■ AIM
Every line that contains the word "React" should be copied out.
────────────────────────────────────────
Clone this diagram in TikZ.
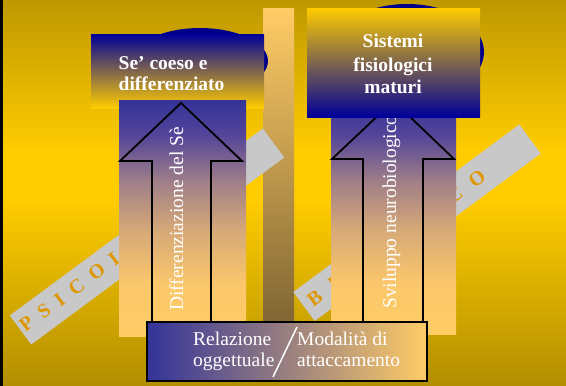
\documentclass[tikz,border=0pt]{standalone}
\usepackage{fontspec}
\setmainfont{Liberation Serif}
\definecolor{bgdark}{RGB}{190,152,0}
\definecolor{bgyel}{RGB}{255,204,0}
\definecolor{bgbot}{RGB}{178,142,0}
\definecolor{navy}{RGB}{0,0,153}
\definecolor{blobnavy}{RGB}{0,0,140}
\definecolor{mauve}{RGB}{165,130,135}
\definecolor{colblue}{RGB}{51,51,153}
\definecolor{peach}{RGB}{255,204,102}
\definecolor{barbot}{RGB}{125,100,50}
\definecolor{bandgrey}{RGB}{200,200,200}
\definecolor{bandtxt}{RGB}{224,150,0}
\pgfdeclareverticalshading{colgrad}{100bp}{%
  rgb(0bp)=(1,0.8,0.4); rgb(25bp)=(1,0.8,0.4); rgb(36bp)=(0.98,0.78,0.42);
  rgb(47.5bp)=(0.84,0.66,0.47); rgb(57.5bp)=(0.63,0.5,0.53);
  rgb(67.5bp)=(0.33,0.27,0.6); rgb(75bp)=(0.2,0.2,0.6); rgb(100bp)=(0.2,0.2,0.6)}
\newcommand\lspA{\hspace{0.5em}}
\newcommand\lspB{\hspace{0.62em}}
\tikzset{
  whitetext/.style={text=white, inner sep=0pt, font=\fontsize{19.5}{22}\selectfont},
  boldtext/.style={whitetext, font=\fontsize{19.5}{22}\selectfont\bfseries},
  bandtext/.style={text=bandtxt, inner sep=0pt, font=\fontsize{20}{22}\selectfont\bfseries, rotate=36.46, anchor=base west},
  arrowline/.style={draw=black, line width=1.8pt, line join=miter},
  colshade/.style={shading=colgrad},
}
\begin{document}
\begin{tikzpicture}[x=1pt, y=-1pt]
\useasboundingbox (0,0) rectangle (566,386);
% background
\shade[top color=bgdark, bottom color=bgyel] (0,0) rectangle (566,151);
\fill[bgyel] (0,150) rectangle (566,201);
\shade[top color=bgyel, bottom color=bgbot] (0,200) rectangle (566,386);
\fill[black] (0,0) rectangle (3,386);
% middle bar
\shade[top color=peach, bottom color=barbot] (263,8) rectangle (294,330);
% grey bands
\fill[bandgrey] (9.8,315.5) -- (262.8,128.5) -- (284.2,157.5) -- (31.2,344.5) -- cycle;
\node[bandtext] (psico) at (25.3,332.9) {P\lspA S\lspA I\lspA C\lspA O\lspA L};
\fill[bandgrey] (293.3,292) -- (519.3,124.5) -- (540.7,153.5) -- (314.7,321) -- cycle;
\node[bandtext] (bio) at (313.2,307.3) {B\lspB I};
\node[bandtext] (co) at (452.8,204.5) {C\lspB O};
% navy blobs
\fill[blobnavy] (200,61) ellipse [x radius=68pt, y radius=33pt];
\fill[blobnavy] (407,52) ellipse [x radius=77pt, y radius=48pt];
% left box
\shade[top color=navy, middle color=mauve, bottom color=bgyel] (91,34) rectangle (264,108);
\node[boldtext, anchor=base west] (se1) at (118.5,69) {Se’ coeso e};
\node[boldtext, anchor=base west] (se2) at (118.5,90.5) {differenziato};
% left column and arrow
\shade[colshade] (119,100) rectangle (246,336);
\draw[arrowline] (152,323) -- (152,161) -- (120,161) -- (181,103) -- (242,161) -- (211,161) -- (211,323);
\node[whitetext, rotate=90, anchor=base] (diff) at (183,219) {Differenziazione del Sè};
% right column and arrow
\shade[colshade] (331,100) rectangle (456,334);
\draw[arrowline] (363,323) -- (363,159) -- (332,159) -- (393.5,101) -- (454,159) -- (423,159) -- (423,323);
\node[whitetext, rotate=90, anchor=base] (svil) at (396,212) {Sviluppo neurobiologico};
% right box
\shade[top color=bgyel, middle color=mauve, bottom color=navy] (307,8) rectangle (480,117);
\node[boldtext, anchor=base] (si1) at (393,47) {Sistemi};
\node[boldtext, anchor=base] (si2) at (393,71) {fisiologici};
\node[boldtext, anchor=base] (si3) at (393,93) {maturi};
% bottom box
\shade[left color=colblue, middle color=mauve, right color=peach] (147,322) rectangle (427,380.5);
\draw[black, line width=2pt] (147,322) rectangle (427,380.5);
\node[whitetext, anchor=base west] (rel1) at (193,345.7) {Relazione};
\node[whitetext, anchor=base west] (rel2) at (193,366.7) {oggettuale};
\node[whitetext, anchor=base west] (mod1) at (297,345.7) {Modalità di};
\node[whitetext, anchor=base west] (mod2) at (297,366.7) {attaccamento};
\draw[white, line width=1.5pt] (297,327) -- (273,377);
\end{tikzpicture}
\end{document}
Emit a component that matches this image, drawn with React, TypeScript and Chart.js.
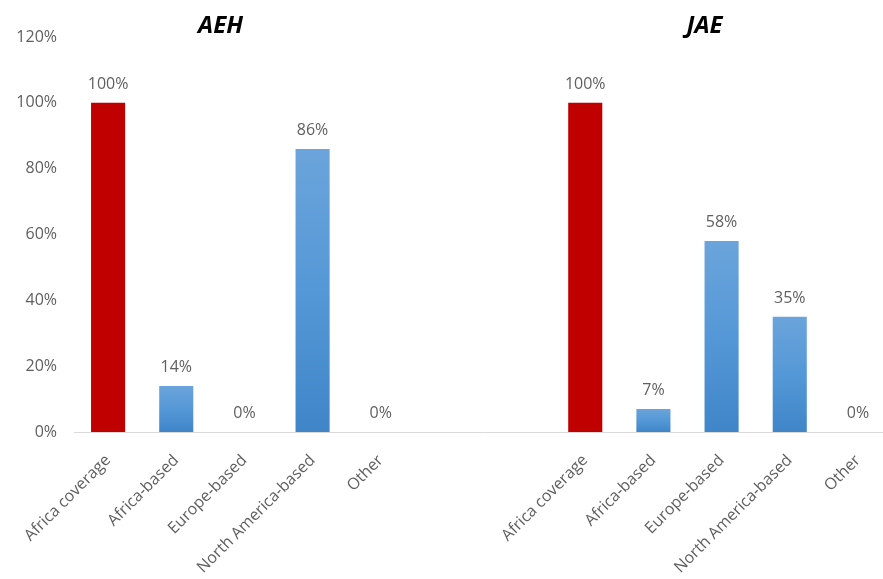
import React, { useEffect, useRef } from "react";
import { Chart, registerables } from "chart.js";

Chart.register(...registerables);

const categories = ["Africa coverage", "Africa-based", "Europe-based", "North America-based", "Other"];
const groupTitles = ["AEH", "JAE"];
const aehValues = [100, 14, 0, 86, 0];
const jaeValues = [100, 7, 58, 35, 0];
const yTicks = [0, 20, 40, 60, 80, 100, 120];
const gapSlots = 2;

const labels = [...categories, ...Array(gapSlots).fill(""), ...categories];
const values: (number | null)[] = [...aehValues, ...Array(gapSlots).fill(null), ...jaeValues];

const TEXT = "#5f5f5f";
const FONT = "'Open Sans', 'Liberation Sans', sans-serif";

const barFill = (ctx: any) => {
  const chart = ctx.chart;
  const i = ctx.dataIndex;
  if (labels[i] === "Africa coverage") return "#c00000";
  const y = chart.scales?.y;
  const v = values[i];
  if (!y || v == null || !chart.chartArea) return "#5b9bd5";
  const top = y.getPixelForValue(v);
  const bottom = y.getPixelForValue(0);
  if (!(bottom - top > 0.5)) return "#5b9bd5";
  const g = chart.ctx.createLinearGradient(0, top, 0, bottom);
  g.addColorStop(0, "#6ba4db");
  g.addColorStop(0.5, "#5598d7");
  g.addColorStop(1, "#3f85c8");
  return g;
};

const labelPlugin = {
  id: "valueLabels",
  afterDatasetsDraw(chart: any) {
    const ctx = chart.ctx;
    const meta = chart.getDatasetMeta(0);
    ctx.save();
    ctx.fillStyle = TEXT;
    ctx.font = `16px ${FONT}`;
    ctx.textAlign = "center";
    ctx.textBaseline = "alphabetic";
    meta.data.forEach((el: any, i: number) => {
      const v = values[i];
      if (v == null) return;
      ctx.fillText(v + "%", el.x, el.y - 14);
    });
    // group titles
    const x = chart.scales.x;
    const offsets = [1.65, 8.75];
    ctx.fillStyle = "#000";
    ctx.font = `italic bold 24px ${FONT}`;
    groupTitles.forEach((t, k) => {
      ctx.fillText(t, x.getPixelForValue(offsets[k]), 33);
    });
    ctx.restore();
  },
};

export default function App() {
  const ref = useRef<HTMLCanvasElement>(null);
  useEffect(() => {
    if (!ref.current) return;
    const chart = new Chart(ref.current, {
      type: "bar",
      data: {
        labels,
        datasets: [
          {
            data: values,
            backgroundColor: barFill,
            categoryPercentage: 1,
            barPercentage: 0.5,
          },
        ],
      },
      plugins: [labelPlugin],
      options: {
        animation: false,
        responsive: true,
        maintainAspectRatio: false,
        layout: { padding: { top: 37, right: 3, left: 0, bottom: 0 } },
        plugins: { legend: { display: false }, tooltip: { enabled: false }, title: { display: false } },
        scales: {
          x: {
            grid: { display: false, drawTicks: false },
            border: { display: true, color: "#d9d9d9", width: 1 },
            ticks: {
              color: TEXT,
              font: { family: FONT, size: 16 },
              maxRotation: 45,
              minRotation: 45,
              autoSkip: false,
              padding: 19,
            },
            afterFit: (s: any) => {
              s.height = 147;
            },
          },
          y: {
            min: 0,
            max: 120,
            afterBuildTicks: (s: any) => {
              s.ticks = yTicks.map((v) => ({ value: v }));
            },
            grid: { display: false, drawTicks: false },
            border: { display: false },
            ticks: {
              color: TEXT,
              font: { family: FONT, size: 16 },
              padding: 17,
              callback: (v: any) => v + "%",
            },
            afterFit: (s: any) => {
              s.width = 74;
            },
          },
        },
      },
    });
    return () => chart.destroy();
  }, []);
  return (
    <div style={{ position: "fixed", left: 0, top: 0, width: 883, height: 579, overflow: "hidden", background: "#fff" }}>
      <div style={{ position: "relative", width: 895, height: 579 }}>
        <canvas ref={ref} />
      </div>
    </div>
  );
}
────────────────────────────────────────
■ TASK RESULT
Emit a component that matches this image, drawn with React, TypeScript and Chart.js.
import React, { useEffect, useRef } from "react";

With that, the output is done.